Note: The backing track starts with an eight beat count in.


This lesson will be very straight forward if you have covered the exercise linked at the top of the page as all you are doing is taking the same structural ideas and extending them. The groove given in this example is a two bar basic jazz groove with very minimal kick and snare use. The basic exercise is given below, note that it uses swing time notation:

The sheet music for the exercise

In previous improvisation lessons the first thing we discussed was structure and part placement. Obviously for this longer pattern you could just play the same thing multiple times, but that won't earn you as many marks as creating a full self contained eight bar phrase. What I would recommend doing is placing the 'B' and 'C' sections at the end of each line in the example shown above. That would give you an 'A A A B A A A C' type structure. If you haven't come across this pattern it would be well worth looking through the linked lesson.

As you can see you will be using the same part construction ideas, 'A' being the groove given to you at the start of the exercise, 'B' being a variation on that and 'C' being a fill. There is just more groove this time between each change in the part. In the lesson linked at the top of the page I discuss ideas for varying grooves, varying fills and making them both appropriate to the jazz genre so have a go now at working out a part that would fit with this exercise. Remember, in an exam situation you will have 90 seconds to two minutes to do this.

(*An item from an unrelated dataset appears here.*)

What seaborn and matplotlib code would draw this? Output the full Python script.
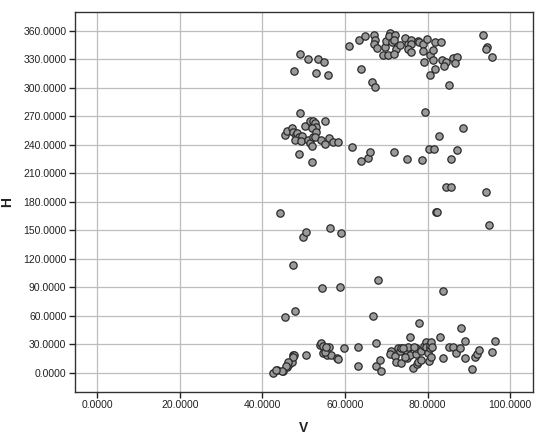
import matplotlib
matplotlib.use("Agg")
import matplotlib.pyplot as plt
import seaborn as sns
import pandas as pd
from matplotlib.ticker import FormatStrFormatter

# Top cluster (H ~ 300-360)
v_top = [49.1, 51.1, 53.4, 55.0, 47.6, 52.9, 55.9, 60.9, 63.4, 64.8, 63.8, 66.6, 67.2,
         67.0, 67.3, 67.1, 67.7, 69.2, 70.5, 69.7, 69.9, 70.9, 70.6, 71.3, 72.1, 71.8,
         72.3, 71.8, 73.3, 74.5, 75.2, 76.1, 76.0, 75.3, 76.1, 77.6, 78.0, 78.8, 78.9,
         79.8, 79.1, 80.6, 81.4, 81.8, 83.3, 81.2, 81.9, 80.7, 83.4, 84.4, 84.0, 86.1,
         87.1, 86.7, 85.3, 93.4, 94.4, 94.1, 95.7]
h_top = [335.8, 329.9, 329.9, 327.0, 317.9, 315.2, 313.7, 343.6, 349.9, 354.1, 319.7, 306.3, 300.7,
         355.8, 350.2, 346.3, 342.1, 334.4, 334.4, 342.5, 349.5, 357.9, 354.4, 348.1, 354.8, 349.9,
         340.7, 335.2, 345.3, 352.6, 346.0, 350.2, 346.3, 340.7, 337.3, 349.5, 347.8, 345.7, 338.6,
         351.6, 327.4, 334.7, 339.7, 347.8, 348.1, 329.2, 319.4, 313.1, 329.2, 327.4, 323.2, 331.6,
         332.6, 325.7, 302.5, 355.2, 343.2, 340.7, 331.9]

# Middle cluster (H ~ 220-275)
v_mid = [49.1, 45.4, 45.9, 47.1, 47.5, 48.1, 48.5, 48.8, 47.9, 49.5, 49.3, 50.3, 51.5, 52.3,
         52.7, 53.1, 51.9, 51.1, 51.5, 51.9, 52.3, 52.9, 52.7, 54.3, 55.1, 56.2, 57.1, 58.2,
         55.1, 48.9, 52.1, 61.6, 63.8, 65.6, 66.0, 71.8, 74.9, 78.6, 80.4, 81.5, 85.6, 87.2,
         88.6, 82.7, 79.3]
h_mid = [273.7, 250.5, 254.1, 257.9, 253.1, 250.2, 252.6, 248.4, 244.9, 249.2, 243.9, 260.0, 265.0, 265.0,
         262.5, 258.9, 257.3, 244.9, 242.1, 238.6, 247.8, 253.7, 248.4, 244.9, 240.7, 247.1, 242.8, 242.8,
         265.3, 229.9, 222.1, 237.9, 223.2, 226.3, 232.0, 232.0, 225.0, 223.9, 235.8, 235.1, 225.3, 234.4,
         257.9, 248.8, 274.7]

# Sparse points (H ~ 40-200)
v_sparse = [84.4, 85.6, 94.1, 82.0, 82.3, 44.2, 94.8, 49.9, 50.5, 56.3, 59.0, 47.5, 68.0,
            54.4, 58.7, 83.7, 45.4, 48.0, 66.8, 77.9, 88.2]
h_sparse = [195.2, 195.2, 190.5, 168.8, 168.8, 167.8, 155.1, 142.8, 148.4, 152.7, 147.1, 113.0, 97.2,
            88.8, 90.2, 86.3, 58.3, 64.6, 59.3, 52.0, 46.7]

# Bottom cluster (H ~ 0-40)
v_bot = [42.6, 43.6, 44.9, 45.9, 46.5, 47.1, 47.5, 47.7, 50.6, 47.4, 46.3, 45.8, 44.8, 43.4,
         53.9, 54.3, 54.6, 55.7, 56.2, 56.5, 58.0, 54.7, 55.1, 55.5, 58.2, 59.7, 63.1, 63.1,
         67.5, 67.6, 68.5, 68.8,
         71.2, 70.9, 72.0, 72.3, 73.6, 72.8, 73.2, 73.6, 74.9, 75.1, 75.3, 75.7, 76.4, 77.1,
         77.3, 77.4, 77.7, 78.4, 78.5, 79.2, 79.5, 79.7, 80.1, 80.3, 80.5, 80.7, 80.9, 80.8,
         81.1, 83.1, 75.8, 83.8, 85.1, 86.2, 86.8, 87.8, 89.0, 89.0, 90.8, 91.4, 91.9, 92.4,
         95.6, 96.3, 74.0, 76.6, 74.5]
h_bot = [0.0, 2.5, 1.4, 6.3, 9.2, 11.6, 18.3, 19.0, 19.0, 16.8, 10.9, 7.4, 2.1, 2.8,
         29.2, 31.6, 21.1, 18.6, 27.4, 18.6, 15.8, 28.4, 22.1, 27.4, 14.4, 26.0, 27.1, 7.1,
         31.6, 7.4, 13.0, 2.1,
         22.5, 19.3, 17.9, 11.6, 9.8, 26.0, 22.5, 26.0, 22.5, 15.5, 26.7, 18.6, 5.3, 19.3,
         25.6, 8.8, 10.9, 22.8, 13.4, 28.1, 32.6, 27.4, 20.4, 12.3, 25.6, 29.2, 32.6, 16.8,
         27.4, 37.6, 37.6, 15.5, 26.7, 27.1, 21.1, 26.3, 33.7, 15.8, 3.9, 16.8, 19.3, 23.9,
         22.1, 33.0, 26.0, 27.4, 16.8]

x_ticks = [0, 20, 40, 60, 80, 100]
y_ticks = [0, 30, 60, 90, 120, 150, 180, 210, 240, 270, 300, 330, 360]

df = pd.DataFrame({
    "V": v_top + v_mid + v_sparse + v_bot,
    "H": h_top + h_mid + h_sparse + h_bot,
})

sns.set_theme(style="white")
plt.rcParams['font.family'] = ['Liberation Sans', 'DejaVu Sans']

fig = plt.figure(figsize=(5.5, 4.38), dpi=100)
ax = fig.add_axes([0.136, 0.105, 0.833, 0.868])

sns.scatterplot(data=df, x="V", y="H", ax=ax, s=28, color="#9a9a9a",
                edgecolor="#2a2a2a", linewidth=0.9, zorder=3)

ax.set_xlim(-5.4, 105.5)
ax.set_ylim(-20.3, 379.7)
ax.set_xticks(x_ticks)
ax.set_yticks(y_ticks)
ax.xaxis.set_major_formatter(FormatStrFormatter('%.4f'))
ax.yaxis.set_major_formatter(FormatStrFormatter('%.4f'))
ax.grid(True, color="#bdbdbd", linewidth=0.9, zorder=0)
ax.set_axisbelow(True)
for sp in ax.spines.values():
    sp.set_color("#333333")
    sp.set_linewidth(1.0)
ax.tick_params(axis='both', which='major', direction='out', length=4, width=1.0,
               color="#222222", labelsize=7.5, labelcolor="#222222", pad=2,
               bottom=True, left=True)
ax.set_xlabel("V", fontsize=10, fontweight='bold', color="#222222")
ax.set_ylabel("H", fontsize=10, fontweight='bold', color="#222222")
ax.xaxis.set_label_coords(0.5, -0.075)
ax.yaxis.set_label_coords(-0.133, 0.5)

fig.savefig("out.png", dpi=100)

Below I have included two examples of parts that would be appropriate to play in this exercise. Try constructing your own part before looking at my ideas as this will be far more beneficial in the long run. When you have done that compare them to my examples.


Full Phrase 1

A full four bar phrase for this improvisation


Full Phrase 2

A full four bar phrase for this improvisation


TASK

  • Create your own part for the improvisation exercise presented at the start of this lesson.
  • Play your part to the backing track and see if you think it fits well.
  • Think about different ways you could approach this exercise.